The nucleoside (I, 1.6 g, 4.7 mmoles) was dissolved in 30 ml of dry, redistilled trimethyl phosphate. The solution was stirred and cooled to 0° ± 2° C. A mixture of 2 ml (3.35 g, 21.9 mmole) of phosphorous oxychloride and 5 ml of trimethyl phosphate was added slowly (approx. 30 min) maintaining a reaction temperature of 0° ± 2° C. The reaction was stirred in the cold (0° ± 2° C.) for 30 min. more and then refrigerated (0° ± 2° C.) for 16 hr. The reaction was poured onto 100 ml of crushed ice and the resulting solution stirred for approx. 15 min. The pH was adjusted to 2 by the addition of cold 4 N sodium hydroxide. The solution was extracted with chloroform (3 × 100 ml) and then stirred with 40 g of activated charcoal. The charcoal was first washed with water (1 l) and then ethanol--conc. ammonium hydroxide--water (25:1:24 v/v/v) approx. 1.5 l) to elute the reaction products. The alcoholic-ammonia solution was evaporated in vacuo to a volume of approx. 50 ml, and this solution then applied to a column of Dowex 1 × 8 (HCOO ^- ) (25 ml). The Dowex was washed with water until no detectable u.v. absorbing material was eluting (750 ml). The Dowex was then washed with 0.05 N formic acid (500 ml) and then with 0.1 N formic acid (2 l), collecting 20 ml fractions. The fractions containing the major product (35-95) were combined and the solution evaporated in vacuo to a volume of 100 ml. Ethanol (100 ml) was added and the mixture refrigerated for several hours. The solid was collected by filtration, washed with ethanol (20 ml) and dried in vacuo. Yield = 390 mg (0.913 mmole, 21%). The solid was recrystallized from water (65% recovery) and dried in vacuo to give a pure compound. Anal. calc'd for C ₁₃ H ₁₇ N ₆ O ₇ P . 1.5 H ₂ O: C, 36.54; H, 4.72; N, 19.67; O, 31.83. Found: C, 36.54; H, 4.72; N, 19.88; O, 31.07. U.v. λ _max (nm), ε × 10 ^-3 : pH 1, 315 (5.66), 287 (11.4), 280.5 (11.4); pH 11, 320 sh (7.37), 292 (12.6); methanol, 322 sh (7.37), 293 (12.8).
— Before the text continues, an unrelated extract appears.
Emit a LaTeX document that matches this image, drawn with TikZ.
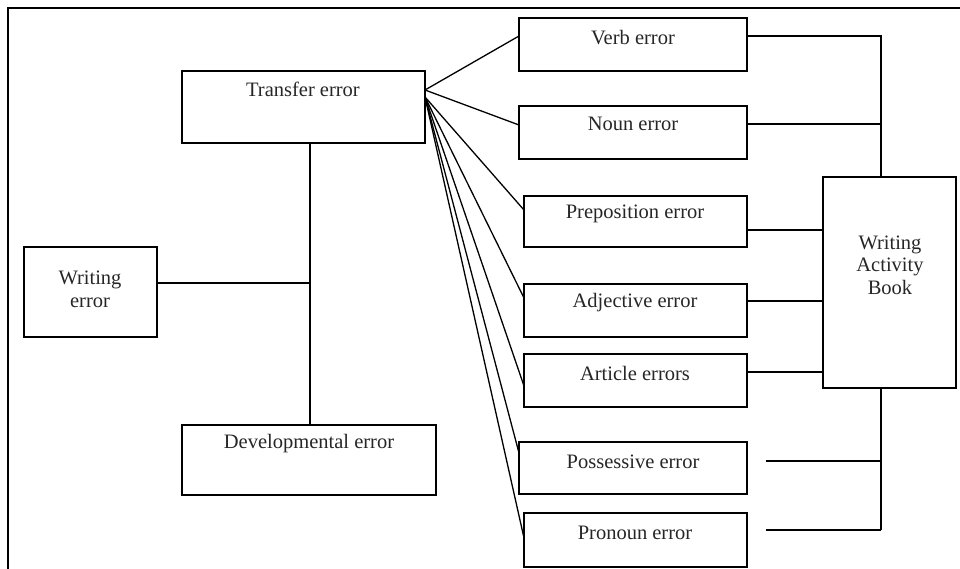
\documentclass[tikz,border=0pt]{standalone}
\usepackage{fontspec}
\setmainfont{Liberation Serif}
\usetikzlibrary{calc}
\begin{document}
\begin{tikzpicture}[x=1pt,y=-1pt,
  bx/.style={draw, line width=1.5pt, inner sep=0pt, outer sep=0pt, anchor=north west},
  lbl/.style={inner sep=0pt, anchor=base, align=center, font=\fontsize{20.5}{22.5}\selectfont, text=black!85},
  ln/.style={line width=1.3pt},
  frm/.style={line width=2pt}]
\useasboundingbox (0,0) rectangle (960,569);
% frame
\coordinate (fbl) at (8,569);
\coordinate (ftl) at (8,8);
\coordinate (ftr) at (960,8);
\draw[frm] (fbl) -- (ftl) -- (ftr);
% boxes
\node[bx, minimum width=243, minimum height=72] (te) at (182,71) {};
\node[bx, minimum width=133, minimum height=90] (we) at (24,247) {};
\node[bx, minimum width=254, minimum height=70] (de) at (182,425) {};
\node[bx, minimum width=228, minimum height=53] (verb) at (519,18) {};
\node[bx, minimum width=228, minimum height=53] (noun) at (519,106) {};
\node[bx, minimum width=223, minimum height=51] (prep) at (524,196) {};
\node[bx, minimum width=223, minimum height=53] (adj) at (524,284) {};
\node[bx, minimum width=223, minimum height=53] (art) at (524,354) {};
\node[bx, minimum width=228, minimum height=52] (poss) at (519,442) {};
\node[bx, minimum width=223, minimum height=54] (pron) at (524,513) {};
\node[bx, minimum width=133, minimum height=211] (wab) at (823,177) {};
% labels
\node[lbl] (tel) at (303,97) {Transfer error};
\node[lbl] (wel) at (90,307) {Writing\\error};
\node[lbl] (del) at (309,448) {Developmental error};
\node[lbl] (verbl) at (633,45) {Verb error};
\node[lbl] (nounl) at (633,131) {Noun error};
\node[lbl] (prepl) at (635,219) {Preposition error};
\node[lbl] (adjl) at (635,307) {Adjective error};
\node[lbl] (artl) at (635,380) {Article errors};
\node[lbl] (possl) at (633,468) {Possessive error};
\node[lbl] (pronl) at (635,539) {Pronoun error};
\node[lbl] (wabl) at (890,294) {Writing\\Activity\\Book};
% left connectors
\coordinate (j1) at (310,283);
\draw[ln] (we.east |- j1) -- (j1);
\draw[ln] (te.south -| j1) -- (de.north -| j1);
% fan
\coordinate (fo) at (425,90);
\coordinate (fo2) at (425,97);
\draw[ln] (fo) -- ($(verb.north west)+(0,18)$);
\draw[ln] (fo) -- ($(noun.north west)+(0,19)$);
\draw[ln] (fo2) -- ($(prep.north west)+(0,14)$);
\draw[ln] (fo2) -- ($(adj.north west)+(0,14)$);
\draw[ln] (fo2) -- ($(art.north west)+(0,32)$);
\draw[ln] (fo2) -- ($(poss.north west)+(0,11)$);
\draw[ln] (fo2) -- ($(pron.north west)+(0,25)$);
% right connectors
\coordinate (bt) at (881,36);
\coordinate (bb) at (881,530);
\draw[ln] ($(verb.north east)+(0,18)$) -- (bt) -- (wab.north -| bt);
\draw[ln] ($(noun.north east)+(0,18)$) -- ($(noun.north east -| bt)+(0,18)$);
\draw[ln] ($(prep.north east)+(0,34)$) -- ($(prep.north east -| wab.west)+(0,34)$);
\draw[ln] ($(adj.north east)+(0,17)$) -- ($(adj.north east -| wab.west)+(0,17)$);
\draw[ln] ($(art.north east)+(0,18)$) -- ($(art.north east -| wab.west)+(0,18)$);
\draw[ln] (wab.south -| bt) -- (bb);
\coordinate (pe) at (766,461);
\coordinate (qe) at (766,530);
\draw[ln] (pe) -- (pe -| bt);
\draw[ln] (qe) -- (bb);
\end{tikzpicture}
\end{document}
U.v. λ _min , ε × 10 ^- 3 : pH 1, 258 (5.13), pH 11, 256 (3.11); methanol, 257.5 (2.88).

A 34% yield of the 5'-phosphate (II) was obtained when anhydrous I (4 mmole) was allowed to react with 3 equivalents (12 mmoles) of phosphorous oxychloride which had been prereacted with 1 equivalent (4 mmoles) of water.

EXAMPLE 2

As above noted and in extensive additional testing, Compound I, the nucleoside (NSC #154020), has shown consistently good activity against mouse leukemia L-1210 in vivo, in the approximate dose range 6-19 mg/kg, with T/C's ranging up to 215, with two cures (animals surviving 30 days). Host toxicity prevented the use of higher doses. In contrast, the nucleotide (5'-phosphate derivative) NSC #280594 has shown excellent activity with no host toxicity up to 62.5 mg/kg, the highest dose tested.